II - LE RYTHME DE DEVELOPPEMENT DE L'ENTREPRISE
La durée de chaque phase comme celle du franchissement des seuils critiques est éminemment variable. Elle peut être très rapide comme se bloquer à un certain stade. Rares sont les entreprises qui arrivent à leur pleine maturité. Cela dépend de deux facteurs de l'environnement :
- Le niveau général des acteurs socio-économiques. Il est évident que dans un environnement primaire les entreprises auront du mal à atteindre le second stade. Cela est souvent le cas dans certaines branches professionnelles, ou dans l'agriculture par exemple, ou encore chaque fois que l'entreprise reste fixée à une culture de production. En outre les appuis à l'entreprise l'interpellent à un certaine niveau de développement, un acteur public ou privé, lui-même fixé au niveaux deux ne pourra aider l'entreprise à devenir majeure (niveau 3).
- Le deuxième facteur est celui de la "culture" des dirigeants. Au delà du niveau 2, il n'existe pratiquement aucun appui pédagogique, aucune formation qui permette aux dirigeants de progresser sur le plan personnel. Cette progression ne sera alors le fait que de personnalités exceptionnelles qui savent se remettre en question et remettre en question les acquis. Il faut aujourd'hui l'interpellation de cultures différentes (Europe, Japon, USA, etc...) pour provoquer des évolutions d'un plus haut niveau de recul, de discernement et de créativité.
III - LES CAS PARTICULIERS DE L'EVOLUTION DE L'ENTREPRISE
Le cycle normal d'évolution peut être bousculé par des phénomènes exceptionnels et par exemple :
- Une création d'entreprise par un dirigeant qui a déjà atteint une phase d'évolution avancée. L'entreprise sera directement créée au même niveau d'évolution.
- L'arrivée d'un nouveau dirigeant ou d'une nouvelle direction (transmission, fusion, absorption, etc...), d'un niveau d'évolution différent.
Il y aura des difficultés d'adaptation réciproques qui peuvent être sanctionnées par un échec rapide.

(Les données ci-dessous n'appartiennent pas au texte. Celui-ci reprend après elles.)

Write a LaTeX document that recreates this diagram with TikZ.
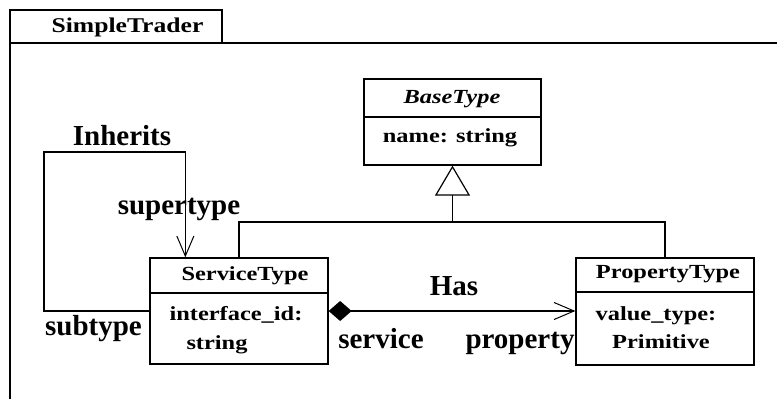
\documentclass[tikz,border=0pt]{standalone}
\usepackage{fontspec}
\setmainfont{Liberation Serif}
\newfontfamily\widefont[FakeStretch=1.22]{Liberation Serif}
\usetikzlibrary{arrows.meta}

\tikzset{
  umlbox/.style={draw, line width=1.3pt, inner sep=0pt},
  frameline/.style={line width=1.4pt},
  conn/.style={line width=1.2pt},
  boxtext/.style={anchor=base, inner sep=0pt, font=\widefont\fontsize{20}{24}\selectfont\bfseries},
  lbl/.style={anchor=base, inner sep=0pt, font=\fontsize{29}{32}\selectfont\bfseries},
  navarrow/.style={-{Straight Barb[length=20pt,width=17pt,line width=1pt]}},
  genarrow/.style={-{Triangle[open,length=30pt,width=35pt,line width=1.2pt]}},
  comparrow/.style={{Diamond[length=23pt,width=20pt]}-{Straight Barb[length=20pt,width=17pt,line width=1pt]}}
}

\begin{document}
\begin{tikzpicture}[x=1pt,y=-1pt]
\useasboundingbox (0,0) rectangle (777,399);

% package frame with its name tab
\draw[frameline] (10,399) -- (10,10) -- (222,10) -- (222,43);
\draw[frameline] (10,43) -- (777,43);
\node[boxtext, font=\widefont\fontsize{21}{24}\selectfont\bfseries] (pkg) at (127.5,32) {SimpleTrader};

% classes
\node[umlbox, minimum width=177pt, minimum height=86pt] (base) at (452.5,122) {};
\draw[line width=1.3pt] (base.west |- 0,117) -- (base.east |- 0,117);
\node[boxtext] (baseName) at (452,103) {\itshape BaseType};
\node[boxtext] (baseAttr) at (450,142) {name: string};

\node[umlbox, minimum width=178pt, minimum height=106pt] (st) at (239,311) {};
\draw[line width=1.3pt] (st.west |- 0,293) -- (st.east |- 0,293);
\node[boxtext] (stName) at (245,280) {ServiceType};
\node[boxtext] (stAttr1) at (236,320) {interface\_id:};
\node[boxtext] (stAttr2) at (217,349) {string};

\node[umlbox, minimum width=178pt, minimum height=107pt] (pt) at (665,311.5) {};
\draw[line width=1.3pt] (pt.west |- 0,292) -- (pt.east |- 0,292);
\node[boxtext] (ptName) at (668,278) {PropertyType};
\node[boxtext] (ptAttr1) at (656,320) {value\_type:};
\node[boxtext] (ptAttr2) at (661,348) {Primitive};

% generalization to BaseType
\coordinate (gen) at (452.5,222);
\draw[conn, genarrow] (gen) -- (base.south);
\draw[conn] (st.north) |- (gen) -| (pt.north);

% Has association
\draw[conn, comparrow] (st.east) -- (st.east -| pt.west);
\node[lbl] (has) at (454,295) {Has};
\node[lbl] (svc) at (381,348) {service};
\node[lbl] (prop) at (520,348) {property};

% Inherits self association
\coordinate (loopTop) at (44,152);
\draw[conn, navarrow] (st.west) -| (loopTop) -| ([xshift=36pt]st.north west);
\node[lbl] (inh) at (122,145) {Inherits};
\node[lbl] (sup) at (179,214) {supertype};
\node[lbl] (sub) at (93.5,335) {subtype};
\end{tikzpicture}
\end{document}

Si, cependant, le niveau du dirigeant est supérieur à celui de l'entreprise, celle-ci vivra une phase de mutation accélérée.
- La confrontation a un milieu de niveau différent (partenaires, clients, fournisseurs, nouveau marché). Les entreprises "en retard" vivent des difficultés. Si elles ne s'adaptent pas rapidement cela peut les conduire à un grave échec. Celles qui se trouvent avec une certaines avance pourront développer un leader-ship et jouer un rôle d'entraînement. Il ne peut y avoir cependant de partenariat fécond qu'entre des entreprises majeures, capables d'assumer et d'associer leurs différences et leurs valeurs réciproques
IV - LES ATTENTES DES ENTREPRISES VIS-A-VIS DES ACTEURS EXTERIEURS
Niveau d'évolution Niveau attendu Niveau souhaitable
Niveau primaire Hommes de terrain Spécialistes expérimentés
Niveau secondaire Spécialistes, Experts
techniciens confirmés
Niveau majeur Autorité d'expertise Autorité d'auteur
Il est en effet souhaitable que les acteurs extérieurs du développement de l'entreprise se trouvent eux-même à un stade plus avancé. Il faut bien reconnaître que c'est rarement le cas.
En outre, le chef d'entreprise aura tendance à ignorer les compétences qui le dépassent et le remettent en question. Un trop grand décalage de niveau est préjudiciable à la relation et à la compréhension mutuelle.
La meilleure analogie est celle de l'enseignement où un professeur qui dépassé par ses élèves, ne peut les aider à progresser.
De même il n'est pas dans la fonction d'un professeur d'université d'enseigner dans une école primaire. Par contre, ce dernier peut très bien former des professeurs du primaire ou du secondaire.
Il serait nécessaire de repenser la hiérarchie des niveaux de compétences en rapport avec le niveau d'évolution des entreprises qui détermine l'ampleur de leur rôle et de son développement dans l'environnement socio-économique. Cela suppose une vision dynamique de l'évolution des entreprises, moins enfermées dans le quantitatif et ouvrant à une échelle de maturité différenciée et hiérarchisable. Cela éviterait de tenir des langages inadaptés ou de considérer les entreprises selon un modèle uniforme dans lesquelles seules certaines peuvent se reconnaître.
On éviterait aussi un "nivellement par le bas qui règne dans certains milieux économiques plus motivés par la défensive et la préservation des intérêts immédiats que par le progrès et l'ambition à long terme.